Saturday's loss to Swansea can't really be blamed on anyone in particular, but it probably falls more on Woodward than Louis van Gaal or any of the players. Luke Shaw has been brought in, but two left backs have left. Ander Herrera was a good purchase, but United have needed a couple of new central midfielders for a long time. Nemanja Vidic and Rio Ferdinand are gone, but no defenders have been bought to replace them. United's squad is thin, mostly because Woodward has been extremely slow to execute his transfer strategy.
Fans are beyond fed up with how badly United have screwed up the last three transfer windows. Here's a small selection of reactions.
No Vermaelen, No Hummels, No Benatia. Could this transfer window BE any worse? With Woodward and Glazers leading the ship, no doubt about it— Juan Sebastián Melo (@Jusemeca) August 17, 2014
What does ed Woodward actually get paid to do? Kroos, hummels, Di Maria, Reus, Vidal, Blind & Vermaelen-that's just his failures this summer— josh black (@J0shBlack) August 15, 2014
Cuadrado is also going to Barca after Vermaelen. Vidal is still unconfirmed & every week a new player emerges.
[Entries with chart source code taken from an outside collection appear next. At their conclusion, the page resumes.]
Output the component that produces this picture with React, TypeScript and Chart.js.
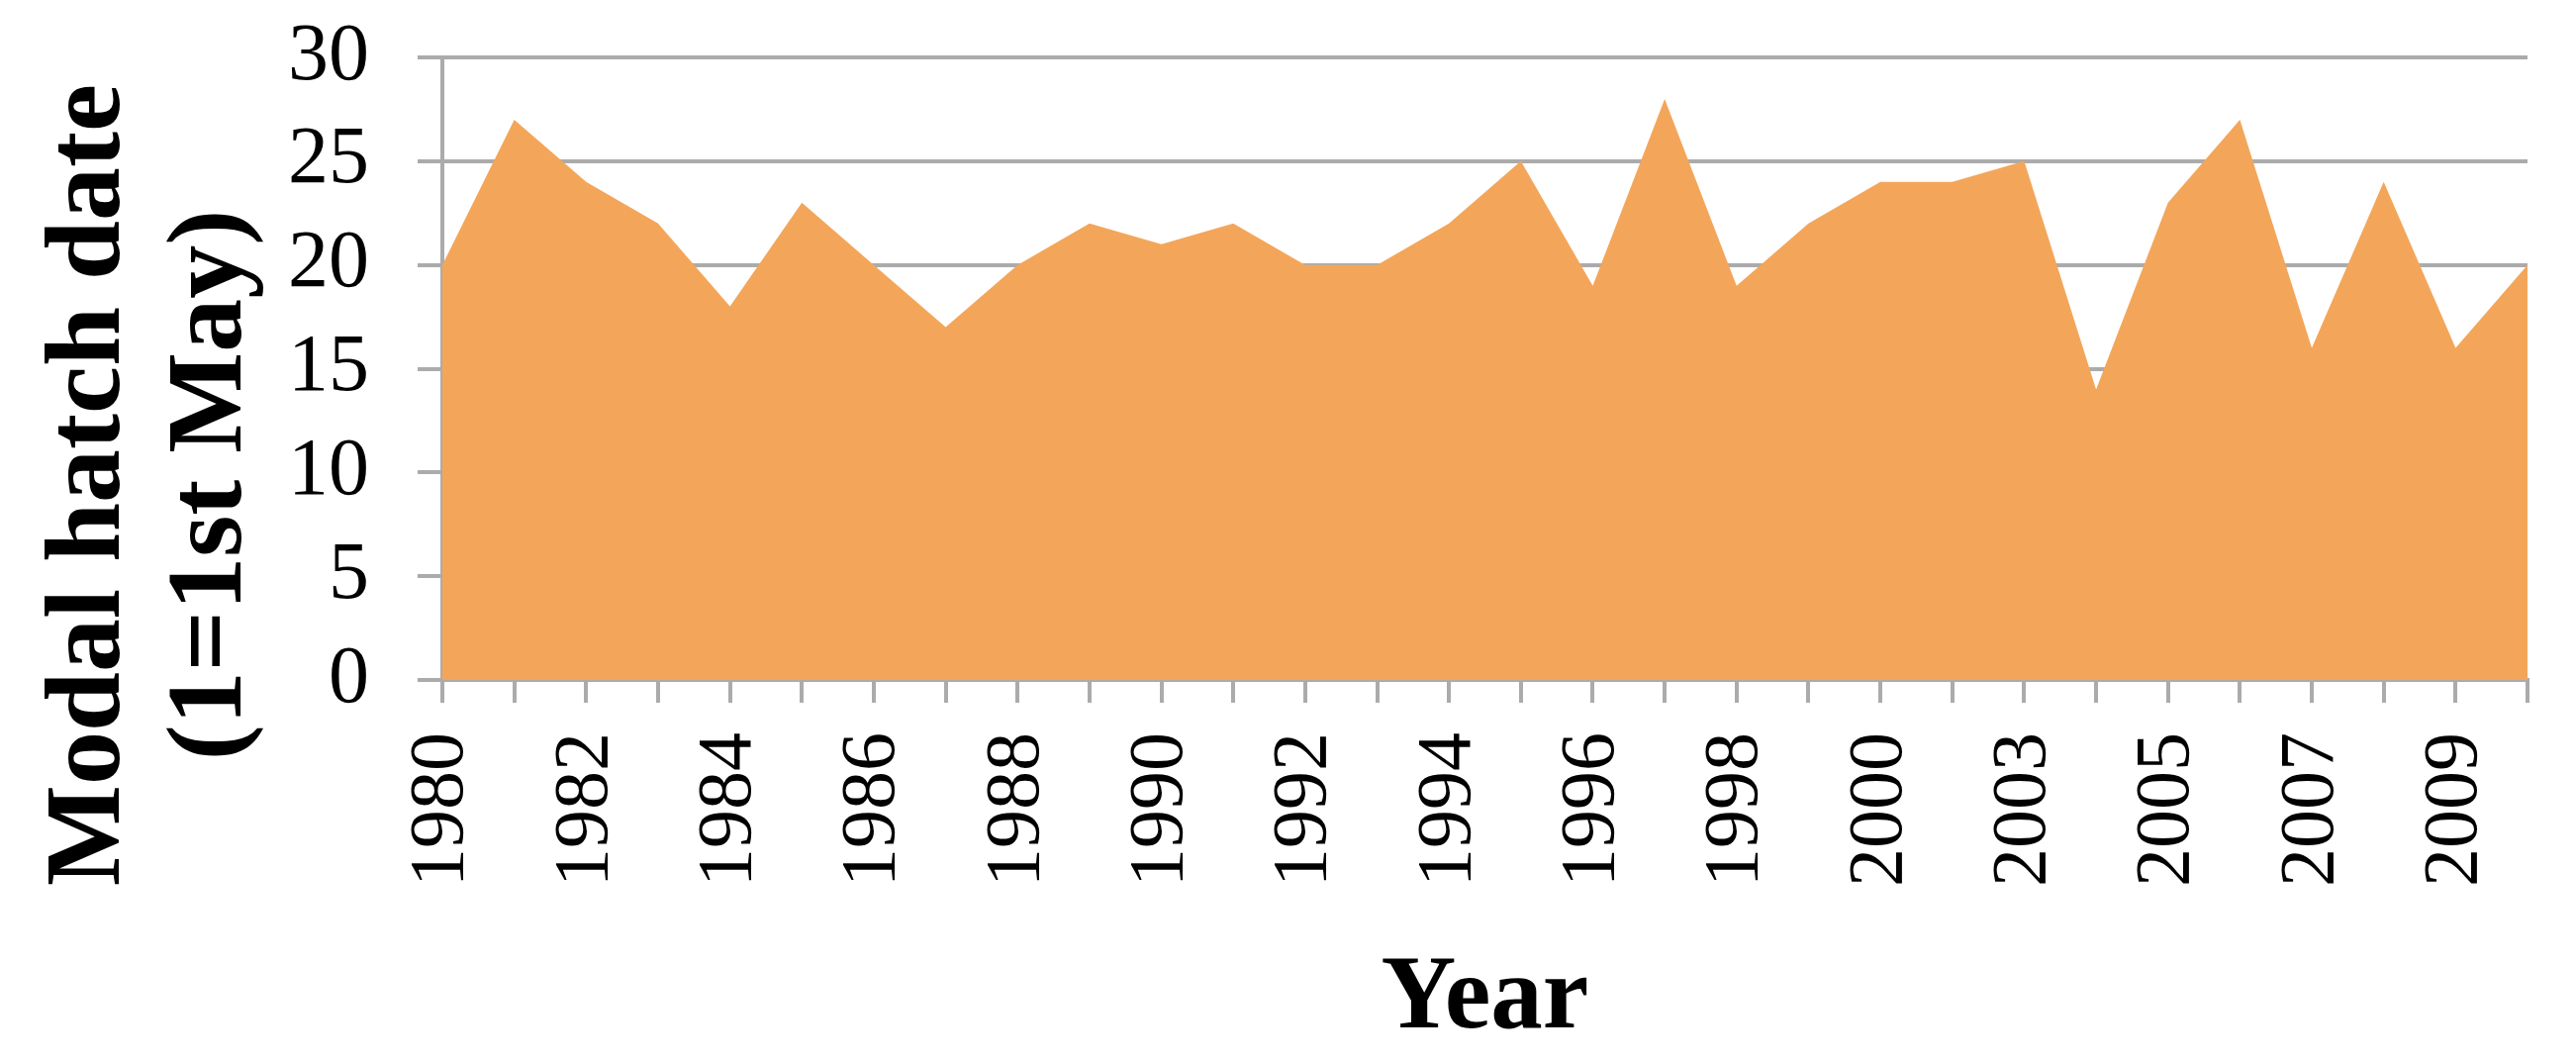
import React, { useEffect, useRef } from "react";
import { Chart, registerables } from "chart.js";

Chart.register(...registerables);

const years: string[] = [
  "1980", "1981", "1982", "1983", "1984", "1985", "1986", "1987", "1988", "1989",
  "1990", "1991", "1992", "1993", "1994", "1995", "1996", "1997", "1998", "1999",
  "2000", "2001", "2003", "2004", "2005", "2006", "2007", "2008", "2009", "2010",
];

const hatchDate: number[] = [
  20, 27, 24, 22, 18, 23, 20, 17, 20, 22,
  21, 22, 20, 20, 22, 25, 19, 28, 19, 22,
  24, 24, 25, 14, 23, 27, 16, 24, 16, 20,
];

const yTitleLines: string[] = ["Modal hatch date", "(1=1st May)"];
const xTitle = "Year";

const FILL = "#F3A65A";
const GRID = "#ABABAB";
const SERIF = "'Liberation Serif', 'Times New Roman', serif";

const W = 2603;
const H = 1075;

const titlePlugin = {
  id: "excelTitles",
  afterDraw(chart: any) {
    const ctx = chart.ctx as CanvasRenderingContext2D;
    const area = chart.chartArea;
    ctx.save();
    ctx.fillStyle = "#000";
    ctx.font = `bold 108px ${SERIF}`;
    ctx.textAlign = "center";
    ctx.textBaseline = "alphabetic";
    const baselines = [120, 243];
    yTitleLines.forEach((line, i) => {
      ctx.save();
      ctx.translate(baselines[i], 490);
      ctx.rotate(-Math.PI / 2);
      ctx.fillText(line, 0, 0);
      ctx.restore();
    });
    ctx.font = `bold 105px ${SERIF}`;
    ctx.textAlign = "center";
    ctx.fillText(xTitle, (area.left + area.right) / 2, 1038);
    ctx.restore();
  },
};

export default function App() {
  const ref = useRef<HTMLCanvasElement | null>(null);

  useEffect(() => {
    document.body.style.margin = "0";
    document.body.style.overflow = "hidden";
    const canvas = ref.current;
    if (!canvas) return;
    const chart = new Chart(canvas, {
      type: "line",
      data: {
        labels: years,
        datasets: [
          {
            data: hatchDate,
            fill: "origin",
            backgroundColor: FILL,
            borderColor: FILL,
            borderWidth: 0,
            pointRadius: 0,
            tension: 0,
          },
        ],
      },
      options: {
        animation: false,
        responsive: false,
        devicePixelRatio: 1,
        layout: { padding: { top: 58, right: 49, left: 0, bottom: 0 } },
        plugins: {
          legend: { display: false },
          tooltip: { enabled: false },
        },
        scales: {
          x: {
            type: "category",
            offset: false,
            grid: {
              drawOnChartArea: false,
              drawTicks: true,
              tickLength: 23,
              color: GRID,
              lineWidth: 4,
            },
            border: { display: true, color: GRID, width: 4 },
            ticks: {
              autoSkip: false,
              maxRotation: 90,
              minRotation: 90,
              padding: 30,
              color: "#000",
              font: { family: SERIF, size: 78 },
              callback: (_v: any, i: number) => (i % 2 === 0 ? years[i] : ""),
            },
            afterFit: (s: any) => {
              s.height = H - 687;
              s.paddingLeft = 0;
              s.paddingRight = 0;
              s.paddingTop = 0;
              s.paddingBottom = 0;
            },
          },
          y: {
            min: 0,
            max: 30,
            grid: {
              drawTicks: true,
              tickLength: 25,
              color: GRID,
              lineWidth: 4,
            },
            border: { display: true, color: GRID, width: 4 },
            ticks: {
              stepSize: 5,
              autoSkip: false,
              padding: 49,
              color: "#000",
              font: { family: SERIF, size: 82 },
            },
            afterFit: (s: any) => {
              s.width = 447;
              s.paddingLeft = 0;
              s.paddingRight = 0;
              s.paddingTop = 0;
              s.paddingBottom = 0;
            },
          },
        },
      },
      plugins: [titlePlugin],
    });
    return () => chart.destroy();
  }, []);

  return (
    <div style={{ width: W, height: H, background: "#fff" }}>
      <canvas ref={ref} width={W} height={H} style={{ display: "block" }} />
    </div>
  );
}
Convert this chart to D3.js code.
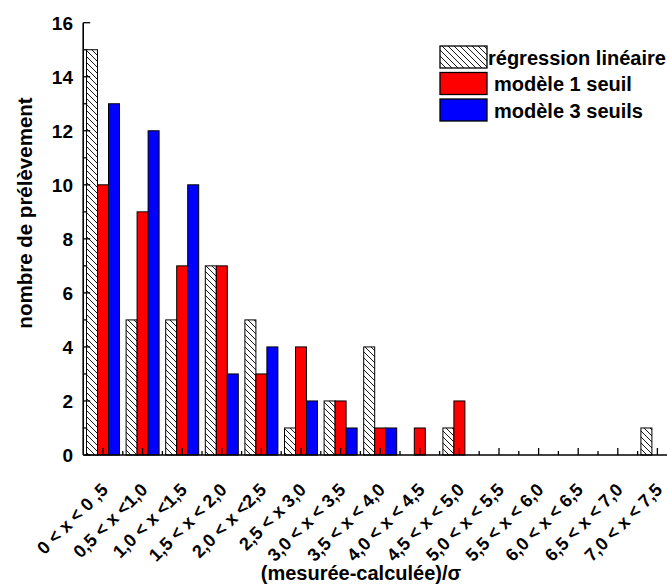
<!DOCTYPE html>
<html><head><meta charset="utf-8">
<script src="https://cdn.jsdelivr.net/npm/d3@7"></script>
<style>
body{margin:0;background:#fff;}
svg{display:block;font-family:"Liberation Sans",Arial,sans-serif;font-weight:bold;}
</style></head>
<body>
<svg id="chart" width="667" height="588"></svg>
<script>
const categories = ["0 < x < 0 ,5","0,5 < x <1,0","1,0 < x <1,5","1,5 < x < 2,0","2,0 < x <2,5","2,5 < x 3,0","3,0 < x < 3,5","3,5 < x < 4,0","4,0 < x < 4,5","4,5 < x < 5,0","5,0 < x < 5,5","5,5 < x < 6,0","6,0 < x < 6,5","6,5 < x < 7,0","7,0 < x < 7,5"];
const regression = [15,5,5,7,5,1,2,4,0,1,0,0,0,0,1];
const modele1 = [10,9,7,7,3,4,2,1,1,2,0,0,0,0,0];
const modele3 = [13,12,10,3,4,2,1,1,0,0,0,0,0,0,0];
const seriesNames = ["régression linéaire","modèle 1 seuil","modèle 3 seuils"];
const yTicks = [0,2,4,6,8,10,12,14,16];
const yMinorTicks = [1,3,5,7,9,11,13,15];

const svg = d3.select("#chart");
const defs = svg.append("defs");
const pat = defs.append("pattern").attr("id","hatch").attr("patternUnits","userSpaceOnUse")
  .attr("width",6).attr("height",6);
pat.append("rect").attr("width",6).attr("height",6).attr("fill","#fff");
pat.append("path").attr("d","M-1,-1 L7,7 M-1,5 L1,7 M5,-1 L7,1").attr("stroke","#000").attr("stroke-width",0.9);

const x0 = 83.2, step = 39.6;
const x = d3.scaleBand().domain(categories).range([x0, x0 + step*categories.length]).padding(0);
const y = d3.scaleLinear().domain([0,16]).range([455,22.7]);
const barW = 11;
const series = [
  {name:seriesNames[0], vals:regression, fill:"url(#hatch)", off:-1.5},
  {name:seriesNames[1], vals:modele1, fill:"#ff0000", off:-0.5},
  {name:seriesNames[2], vals:modele3, fill:"#0000ff", off:0.5}
];

series.forEach(s=>{
  svg.append("g").selectAll("rect").data(categories.map((c,i)=>({c,v:s.vals[i]})).filter(d=>d.v>0))
    .join("rect")
    .attr("x",d=>x(d.c)+x.bandwidth()/2 + s.off*barW)
    .attr("y",d=>y(d.v))
    .attr("width",barW)
    .attr("height",d=>y(0)-y(d.v))
    .attr("fill",s.fill).attr("stroke","#000").attr("stroke-width",1);
});

// axes
const ax = svg.append("g").attr("stroke","#000");
ax.append("line").attr("x1",x0).attr("x2",667).attr("y1",y(0)).attr("y2",y(0)).attr("stroke-width",1.6);
ax.append("line").attr("x1",x0).attr("x2",x0).attr("y1",y(0)).attr("y2",y(16)).attr("stroke-width",1.6);
yTicks.forEach(t=>ax.append("line").attr("x1",x0).attr("x2",x0+7).attr("y1",y(t)).attr("y2",y(t)).attr("stroke-width",1.3));
yMinorTicks.forEach(t=>ax.append("line").attr("x1",x0).attr("x2",x0+4).attr("y1",y(t)).attr("y2",y(t)).attr("stroke-width",1.3));
categories.forEach((c,i)=>{
  const cx = x(c)+x.bandwidth()/2;
  ax.append("line").attr("x1",cx).attr("x2",cx).attr("y1",y(0)).attr("y2",y(0)-7).attr("stroke-width",1.3);
  const bx = x(c)+x.bandwidth();
  ax.append("line").attr("x1",bx).attr("x2",bx).attr("y1",y(0)).attr("y2",y(0)-4).attr("stroke-width",1.3);
});

svg.append("g").selectAll("text").data(yTicks).join("text")
  .attr("x",73).attr("y",d=>y(d)).attr("dy","0.36em").attr("text-anchor","end")
  .attr("font-size",19).text(d=>d);

svg.append("g").selectAll("text").data(categories).join("text")
  .attr("transform",d=>`translate(${x(d)+x.bandwidth()/2+6},491) rotate(-45)`)
  .attr("text-anchor","end").attr("font-size",18).text(d=>d);

svg.append("text").attr("x",361).attr("y",580).attr("text-anchor","middle").attr("font-size",20)
  .text("(mesurée-calculée)/σ");
svg.append("text").attr("transform","translate(32,213) rotate(-90)").attr("text-anchor","middle")
  .attr("font-size",20.5).text("nombre de prélèvement");

// legend
const lg = svg.append("g");
const ly = [46,72.5,99];
series.forEach((s,i)=>{
  lg.append("rect").attr("x",440).attr("y",ly[i]).attr("width",47).attr("height",22)
    .attr("fill",s.fill).attr("stroke","#000").attr("stroke-width",1.3);
  lg.append("text").attr("x",i===0?488:494).attr("y",ly[i]+18.5).attr("font-size",20).text(s.name);
});
</script>
</body></html>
Ed Woodward, what're u doing?— Ankur Sinha (@sinhankur) August 15, 2014
You get the gist. United came into this window needing a couple left backs, a couple defenders and a couple midfielders. Six players, to replace the three that were out the door no matter what and three or four more that were deemed surplus to requirements. Instead, two have been purchased and only one outside of Ferdinand, Vidic and Patrice Evra — Alexander Buttner — has been sold. There are less than two weeks remaining in the transfer window.
This is all leading to United paying upwards of £15m for Marcos Rojo, a center back/left back tweener who isn't anywhere approaching world class at the moment, and another £20m for Blind, a useful utility man who will not be the team's best player at any position. They don't appear to be any closer to locking up rumoured long-term targets Angel Di Maria or Arturo Vidal, both of whom would cost them upwards of £50m this late in the transfer window. They're going to spend upwards of £100m net in this window, if not more, while spending lots of that money on players who are not as good as their counterparts at Chelsea and Manchester City, and who are arriving so late that they won't be blended into United's first team until well into October.
Teams with the global name recognition of Manchester United and nine figures to spend in one transfer window shouldn't have any problem improving their team significantly in one summer and doing it in time for new signings to be ready to start the season. Instead, United are spending that much money on becoming a borderline top-four team that's going to look lost trying to learn their new manager's system for another month-plus. Ultimately, this is on Woodward.